The Kirchner government in Argentina has also suffered more than its share of populist charges, particularly from the U.S. right. Argentina is seen as straying from the fold due to its hard-bargaining with private debt-holders and the IMF. What earned the Argentine government its label of populist is its not-unreasonable insistence on assuring national recovery before repaying profligate lending institutes and international speculators.
By far the most dangerous application of the populism epithet has been the U.S. Southern Command’s recent inclusion of “radical populism on its list of national security threats.
SouthCom’s commander, General James Hill, alerted Congress to the threat of “radical populism in which the democratic process is undermined to decrease rather than protect individual rights. Recognizing that grassroots movements have at their root the failures of the current model, Hill warned that: “By tapping into these frustrations, which run concurrently with frustrations caused by social and economic inequality, the leaders are able to reinforce radical positions by inflaming anti-U.S. sentiment.
As analyst Tom Barry notes, “What was especially striking–and alarming–about Hill’s description of emerging populism was that it was described not just as a new political phenomenon but as a U.S. national security threat . He adds that this new threat “is being used to justify the rising levels of U.S. military and police aid to the region as well as the considerable presence of the U.S. military itself.
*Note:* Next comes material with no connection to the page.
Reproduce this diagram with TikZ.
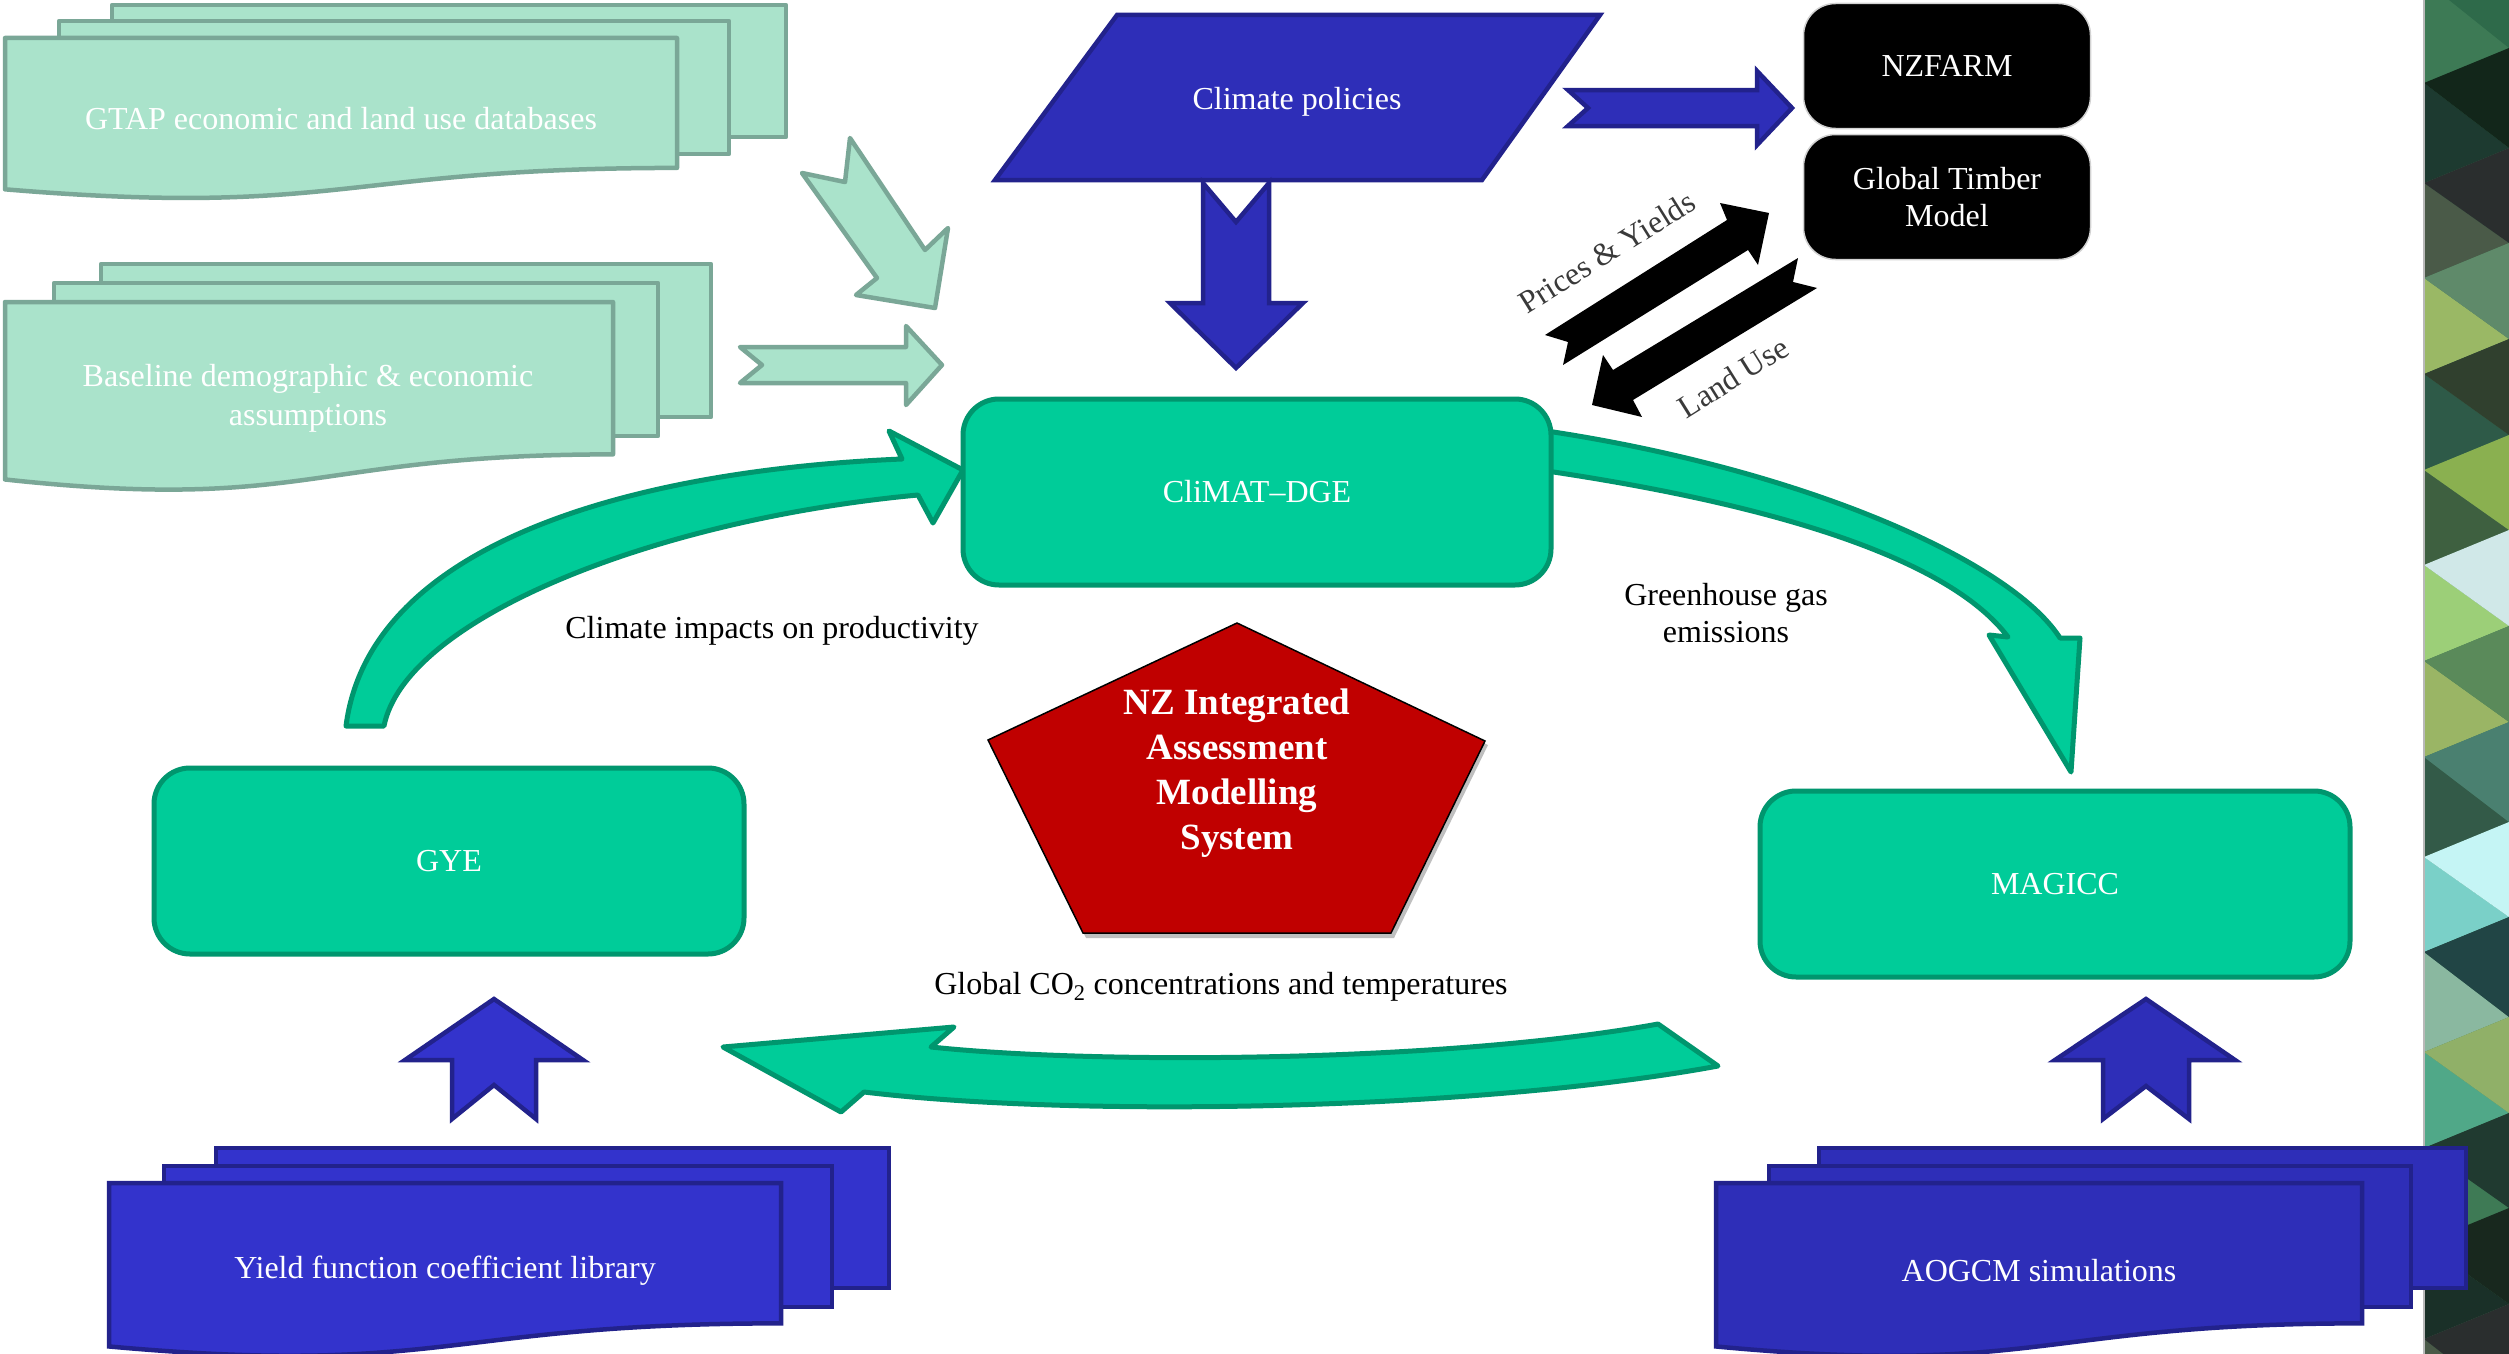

The syllogism that equates all grassroots movements against neoliberal reforms with “radical populism, and “radical populism with a security threat to the United States, opens the door to a carte blanche repression of these movements and their leaders. Within this logic, a civic battle to halt privatization of public services could become a mark for international counterinsurgency efforts. Such an extension of the definition of the United States , “national security interests could make the cold war pale in comparison.
A blanket condemnation of populism is a handy way to discredit popular discontent and smear opposition leaders. However, it does not help to decipher the deep and complex dynamics of the region.
Historically, political parties and the military have at times tapped popular discontent to gain and shore up power without substantially altering unequal social relations. These systems–from corporatism in Argentina and Mexico to nationalistic military regimes in Bolivia –demonstrate paths that should not be taken up again.
But it takes a serious lack of imagination to believe that the only options are the current failed model and past failed models. Instead of laying discursive traps, what’s needed is to give credence to the legitimate aspirations for change in Latin America today.